Seems i misunderstood your posting. I read the paragraph about open-source crazy people as if you were talking about _anyone_. But your answer makes it clear that you had a significantly smaller group of people in mind. So i got you wrong and thought of you as another one of these FUD-types. Sorry for that.
lhe,
No problem. I appreciate your participation in the blog. I had a feeling you thought I was fingering all adopters of open source as crazy and that couldn’t be further from my view! On the other hand, where open source is concerned, I am totally against three mentalities:
1. The Belligerently Ignorant
2. The Irrationally Exuberant
3. The Self-Indulgently Dishonest
I see #3 preying on #1. When that happens, and doesn’t work out, #1 seeks emotional comfort from the #2 types.
I am a proponent of using any particular technology **if** it solves a problem. If it doesn’t, and some #3 type tries to tell me it does, I get a very upset.
How bad would I have to hate myself to work so hard for over 5 years for a company that provides platform software technology in the Linux environment if I was indeed completely against open source—just because it is open source. That would be pitiful.
Starvation testing is critical. The problem of starvation doesn’t manifest itself until the system is under heavy load, the one time you don’t want it to fail. Thanks for enlightening people! Great job as usual!
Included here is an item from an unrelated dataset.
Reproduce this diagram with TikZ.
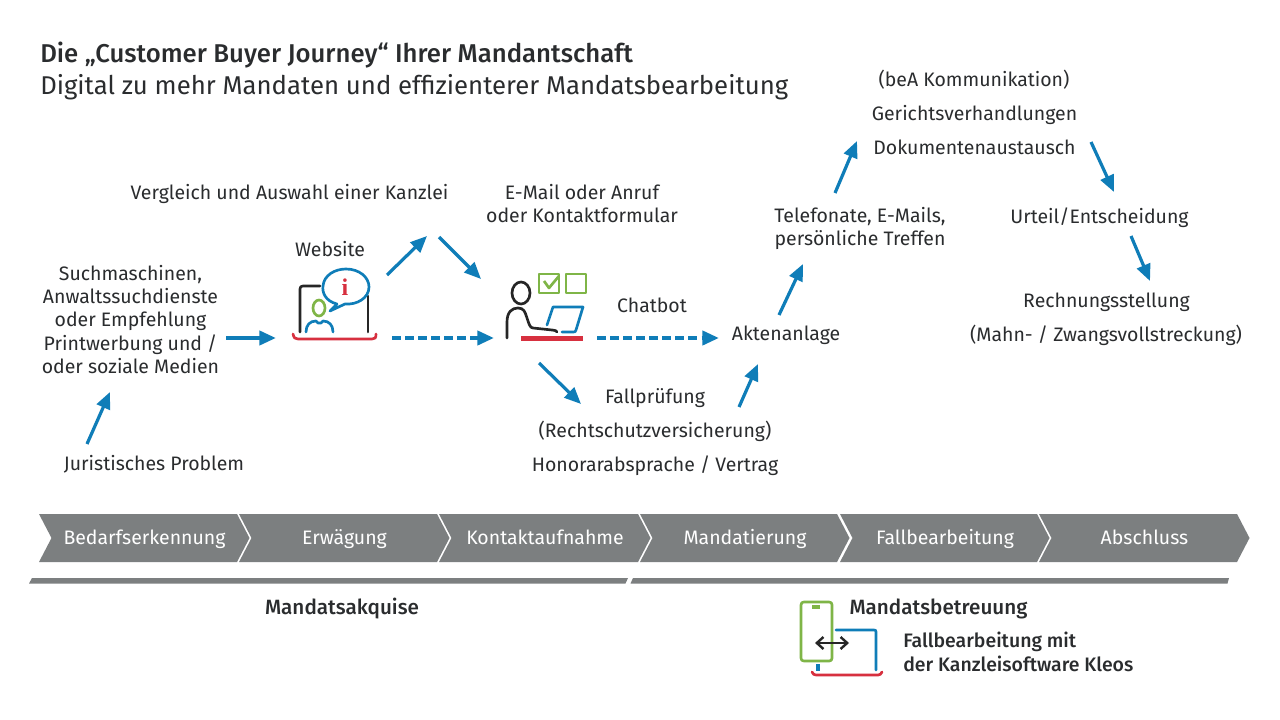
\documentclass[tikz,border=0pt]{standalone}
\usepackage{fontspec}
\setmainfont{Fira Sans}
\newfontfamily\medfont{Fira Sans Medium}
\usetikzlibrary{arrows.meta}
\definecolor{jblue}{HTML}{0F7DB8}
\definecolor{jgrey}{HTML}{7C7F80}
\definecolor{jred}{HTML}{D7303F}
\definecolor{jgreen}{HTML}{7FB547}
\definecolor{jtext}{HTML}{2A2C2E}
\tikzset{
  lbl/.style={text=jtext,font=\fontsize{14.6}{17.3}\selectfont,align=center,inner sep=0pt},
  medlbl/.style={lbl,font=\fontsize{15.5}{18}\selectfont\medfont},
  flow/.style={draw=jblue,line width=2.4pt,-{Triangle[length=12.5pt,width=10.5pt]}},
  hflow/.style={flow,line width=3pt},
  dashflow/.style={hflow,dash pattern=on 6.5pt off 3.3pt},
  chev/.style={fill=jgrey,draw=none},
  chevtxt/.style={text=white,font=\fontsize{14.6}{17}\selectfont,inner sep=0pt,anchor=base},
  bar/.style={fill=jgrey,draw=none},
  iconblack/.style={draw=black!85,line width=2pt,line cap=round,line join=round},
  iconblue/.style={draw=jblue,line width=2pt,line cap=round,line join=round},
  icongreen/.style={draw=jgreen,line width=2pt,line join=round},
  iconred/.style={draw=jred,line width=2pt,line cap=round},
}
\begin{document}
\begin{tikzpicture}[x=0.75pt,y=-0.75pt]
\useasboundingbox (0,0) rectangle (1280,720);
\fill[white] (0,0) rectangle (1280,720);
% titles
\node[anchor=base west,inner sep=0pt,text=jtext,font=\fontsize{19.3}{22}\selectfont\medfont] (title) at (40,63) {Die „Customer Buyer Journey“ Ihrer Mandantschaft};
\node[anchor=base west,inner sep=0pt,text=jtext,font=\fontsize{19.3}{22}\selectfont] (subtitle) at (40,95) {Digital zu mehr Mandaten und effizienterer Mandatsbearbeitung};
% labels
\node[lbl] (problem) at (154,464.5) {Juristisches Problem};
\node[lbl] (such) at (130.5,319.5) {Suchmaschinen,\\Anwaltssuchdienste\\oder Empfehlung\\Printwerbung und /\\oder soziale Medien};
\node[lbl] (website) at (330,249.5) {Website};
\node[lbl] (vergleich) at (289.5,193.5) {Vergleich und Auswahl einer Kanzlei};
\node[lbl] (email) at (582,203.5) {E-Mail oder Anruf\\oder Kontaktformular};
\node[lbl] (chatbot) at (652,305) {Chatbot};
\node[lbl] (akten) at (786,335.5) {Aktenanlage};
\node[lbl] (fall1) at (655,398.5) {Fallprüfung};
\node[lbl] (fall2) at (655,431) {(Rechtschutzversicherung)};
\node[lbl] (fall3) at (655,465.5) {Honorarabsprache / Vertrag};
\node[lbl] (tel) at (860,228.5) {Telefonate, E-Mails,\\persönliche Treffen};
\node[lbl] (bea) at (974,80) {(beA Kommunikation)};
\node[lbl] (ger) at (974.5,114.5) {Gerichtsverhandlungen};
\node[lbl] (dok) at (974.5,147) {Dokumentenaustausch};
\node[lbl] (urteil) at (1099.5,217.5) {Urteil/Entscheidung};
\node[lbl] (rech) at (1106.5,302.5) {Rechnungsstellung};
\node[lbl] (mahn) at (1106,335) {(Mahn- / Zwangsvollstreckung)};
% arrows
\foreach \n/\a/\b/\c/\d/\s in {
 a/87/444/110/392/flow, b/226/338/276/338/hflow, c/387/275/427/236/flow, d/439/237/481/279/flow,
 e/392/338/494/338/dashflow, f/539/363/581/404/flow, g/597/338/719/338/dashflow, h/739/407/758/364/flow,
 i/779/315/803/264/flow, j/835/193/857/141/flow, k/1091/142/1114/192/flow, l/1131/236/1150/281/flow}{
  \coordinate (\n0) at (\a,\b);
  \coordinate (\n1) at (\c,\d);
  \draw[\s] (\n0) -- (\n1);
}
% chevrons
\foreach \n/\x/\e/\t [count=\i] in {c1/39/237/Bedarfserkennung,c2/239/437/Erwägung,c3/439/638/Kontaktaufnahme,c4/640/837/Mandatierung,c5/840/1037/Fallbearbeitung,c6/1039/1237/Abschluss}{
  \fill[chev] (\x,514) -- (\e,514) -- (\e+12.5,538) -- (\e,562) -- (\x,562) -- (\x+12.5,538) -- cycle;
  \node[chevtxt] (\n) at ({(\x+\e)/2+6.5},544) {\t};
}
% bars
\fill[bar] (32,578) -- (628,578) -- (625.5,583.5) -- (29,583.5) -- cycle;
\fill[bar] (633,578) -- (1229,578) -- (1227.5,583.5) -- (630.5,583.5) -- cycle;
\node[medlbl] (akquise) at (342,609) {Mandatsakquise};
\node[medlbl] (betreuung) at (938.5,609) {Mandatsbetreuung};
\node[lbl,align=left,anchor=north west,font=\fontsize{14.6}{18}\selectfont\medfont] (kleos) at (903,631.5) {Fallbearbeitung mit\\der Kanzleisoftware Kleos};
% website icon
\draw[iconblack] (300,332) -- (300,289) .. controls (300,287) and (301,286) .. (303,286) -- (320,286);
\draw[iconblack] (368,296) -- (368,332);
\draw[iconred] (293,334) .. controls (294,338) and (295,339) .. (298,339) -- (372,339) .. controls (375,339) and (376,338) .. (376,334);
\draw[iconblue] (337,304) .. controls (325,301) and (322,292) .. (323,286) .. controls (324,275) and (335,269) .. (346,269) .. controls (359,269) and (369,277) .. (369,287) .. controls (369,298) and (357,305) .. (345,304) -- (330,311) -- (337,304);
\node[inner sep=0pt,text=jred,font=\fontsize{18}{18}\selectfont\bfseries\fontspec{Liberation Serif}] (info) at (345,287) {i};
\draw[icongreen] (319,308) ellipse [x radius=6,y radius=8];
\draw[iconblue] (306,332) .. controls (306,325) and (310,321) .. (316,321) -- (318,323) -- (321,323) -- (323,321) .. controls (329,321) and (333,325) .. (333,332);
% desk icon
\draw[iconblack] (521,293) ellipse [x radius=9,y radius=11];
\draw[iconblack] (507,338) -- (507,322) .. controls (507,312) and (512,308) .. (518,308) .. controls (524,308) and (525,312) .. (527,318) .. controls (529,324) and (530,328) .. (533,328) -- (552,330) .. controls (555,330) and (557,331) .. (557,332);
\draw[iconblue] (547,325) -- (553,307) -- (583,307) -- (576,330) .. controls (575.5,332) and (575,332) .. (573,332) -- (562,332);
\fill[jred] (521,336) rectangle (583,340.5);
\draw[icongreen] (539,274) rectangle (559,293);
\draw[icongreen] (566,274) rectangle (586,293);
\draw[icongreen] (544,281) -- (549,288) -- (559,276);
% device icon
\draw[icongreen] (804,602) -- (829,602) .. controls (831,602) and (832,603) .. (832,605) -- (832,658) .. controls (832,660) and (831,661) .. (829,661) -- (804,661) .. controls (802,661) and (801,660) .. (801,658) -- (801,605) .. controls (801,603) and (802,602) .. (804,602) -- cycle;
\draw[draw=jgreen,line width=2.4pt] (812,607) -- (820,607);
\draw[iconblue] (836,630) -- (874,630) .. controls (875.5,630) and (876,630.5) .. (876,632) -- (876,670);
\draw[draw=jblue,line width=2.4pt] (818,664) -- (818,671);
\draw[iconred] (812,672) .. controls (813,674) and (814,675) .. (816,675) -- (878,675) .. controls (880,675) and (881,674) .. (882,672);
\draw[draw=black!85,line width=1.8pt,{Straight Barb[length=5pt,width=9pt]}-{Straight Barb[length=5pt,width=9pt]}] (815,643) -- (849,643);
\end{tikzpicture}
\end{document}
Thanks for the kind words, Mike. You did notice that is a 6 year old blog entry, right? 🙂
The absolutely, positively most difficult thing for clusterware to get right is handling nodes that are transitioning in and out of the cluster because of “fizzling” components…such as popping into the network and out before a full transition into the cluster as a member. Race conditions…tough. The totally re-written Oracle clusterware in 11.2 probably comes the closest to getting it right. All prior Oracle clusterware was quite weak. That’s why they had to totally re-write it in a “dot two” release.